A test of the application to the USA in 1999 revealed a situation in IBM through comparison with Intel that would require a bonus share issue to adjust the price to what I had determined to be market. The stock split duly happened on May 26 1999 in agreement with the formula. The principles to be shown are timeless and not limited to location. Substantial movements in the economy may require periodic updates. Some elements of pricing are local, but the data for those should be readily available or calculable by example.


Ultimately it shows, by inference, that the economist’s model rational person invests in shares in stable companies using a measurable, intrinsic value. The price paid varies with earnings, absolute size of company, industrial activity group and ability to pay. It proves that for the same sized companies with the same earnings expectations the aggregate value should be the same.


This work has been hidden for many years as, frankly, I didn’t know what to do with it. It’s hard to claim that one can tell prices of shares without others expressing more than disbelief and just saying ‘prove it’. To reveal it is to destroy its personal economic value. Others have had the benefit of advice based on the formula but this publication reveals it and justifies it for the first time. The original working papers are still in my possession to prove the originality of this work. Some extracts of these appear here, so all can be tested and further developed as wished. I wish I could give more examples than included but age no longer readily allows that. So I am releasing the whole of this publication to the Public Domain.

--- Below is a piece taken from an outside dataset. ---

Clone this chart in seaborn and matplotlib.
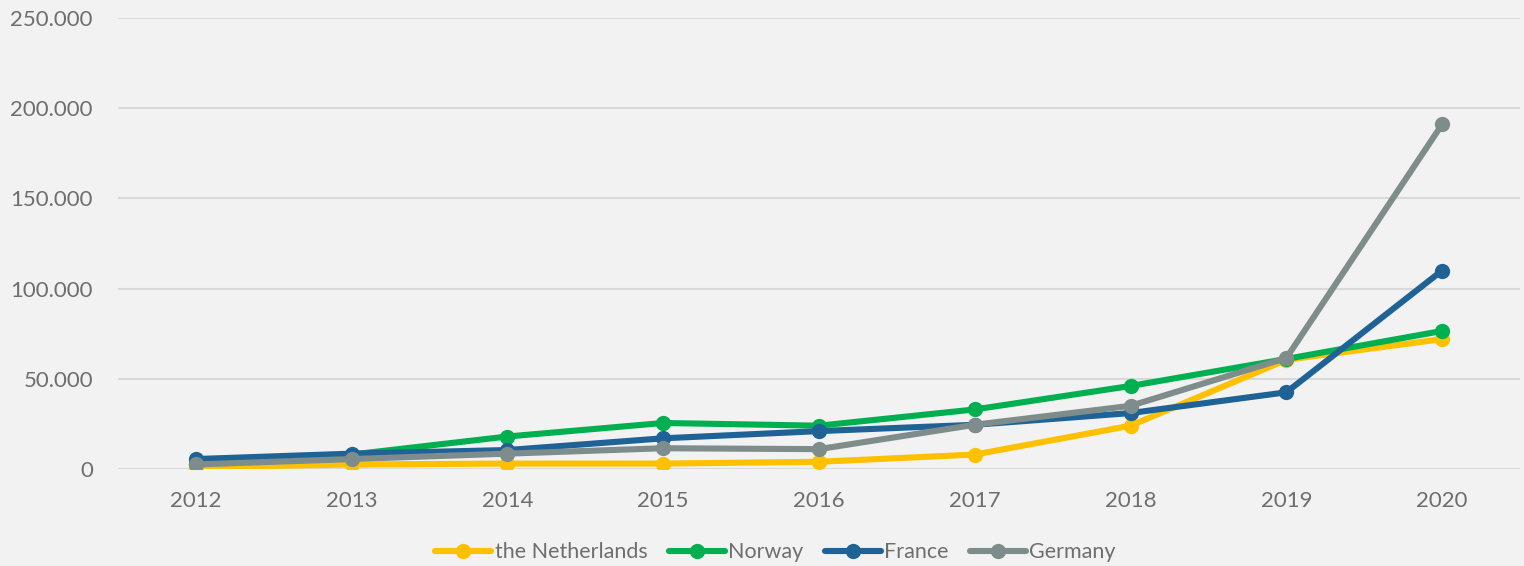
import matplotlib
matplotlib.use("Agg")
import matplotlib.pyplot as plt
from matplotlib.ticker import FuncFormatter
import seaborn as sns
import pandas as pd

years = [2012, 2013, 2014, 2015, 2016, 2017, 2018, 2019, 2020]
netherlands = [1000, 2500, 3000, 3000, 4000, 8000, 24000, 60500, 72000]
norway = [3000, 8000, 18000, 25500, 24000, 33000, 46000, 61000, 76500]
france = [5500, 8500, 10500, 17000, 21000, 24500, 31000, 42500, 110000]
germany = [2500, 5500, 8500, 11500, 11000, 24500, 35000, 61500, 191000]

countries = ["the Netherlands", "Norway", "France", "Germany"]
colors = ["#FFC000", "#00B050", "#1F6396", "#7F8C8C"]

df = pd.DataFrame({
    "year": years * 4,
    "value": netherlands + norway + france + germany,
    "country": sum([[c] * len(years) for c in countries], []),
})

sns.set_theme(style="white")
plt.rcParams["font.family"] = ["Lato", "DejaVu Sans"]

text_color = "#6E6E6E"

fig = plt.figure(figsize=(15.24, 5.66), dpi=100, facecolor="#F2F2F2")
ax = fig.add_axes([0.0774, 0.1714, 0.92, 0.797])
ax.set_facecolor("#F2F2F2")

sns.lineplot(data=df, x="year", y="value", hue="country", hue_order=countries,
             palette=colors, marker="o", markersize=11, markeredgewidth=0,
             linewidth=4.4, ax=ax)

ax.set_xlim(2011.5, 2020.5)
ax.set_ylim(0, 250000)
ax.set_yticks(range(0, 250001, 50000))
ax.set_xticks(years)
ax.yaxis.set_major_formatter(FuncFormatter(lambda v, p: f"{int(v):,}".replace(",", ".")))
ax.grid(axis="y", color="#D9D9D9", linewidth=1.5)
ax.set_axisbelow(True)
for s in ax.spines.values():
    s.set_visible(False)
ax.tick_params(axis="both", length=0, labelsize=16, labelcolor=text_color)
ax.tick_params(axis="y", pad=18)
ax.tick_params(axis="x", pad=16)
ax.set_xlabel("")
ax.set_ylabel("")

handles, labels = ax.get_legend_handles_labels()
leg = ax.legend(handles, labels, loc="upper center", bbox_to_anchor=(0.469, -0.12),
                ncol=4, frameon=False, fontsize=15.5, handlelength=2.6,
                handletextpad=0.15, columnspacing=1.0)
for t in leg.get_texts():
    t.set_color(text_color)

fig.savefig("out.png", dpi=100, facecolor=fig.get_facecolor())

This should prove of value to all investors, economists, analysts, business finance students and corporate finance officers. The mathematics are mostly at the level investors deal with in looking at ratios and the more advanced can be left to those who can develop it. I am persuaded now to publish this work because it speaks of the essential nature and valuation of shares and at the end of this season of speculation sanity needs a voice. We need to return to basic principles of valuation. There will still be long term returns on investment. The lesson that income drives value needs to be re-learned. Perhaps a corollary is that borrowing drives loss.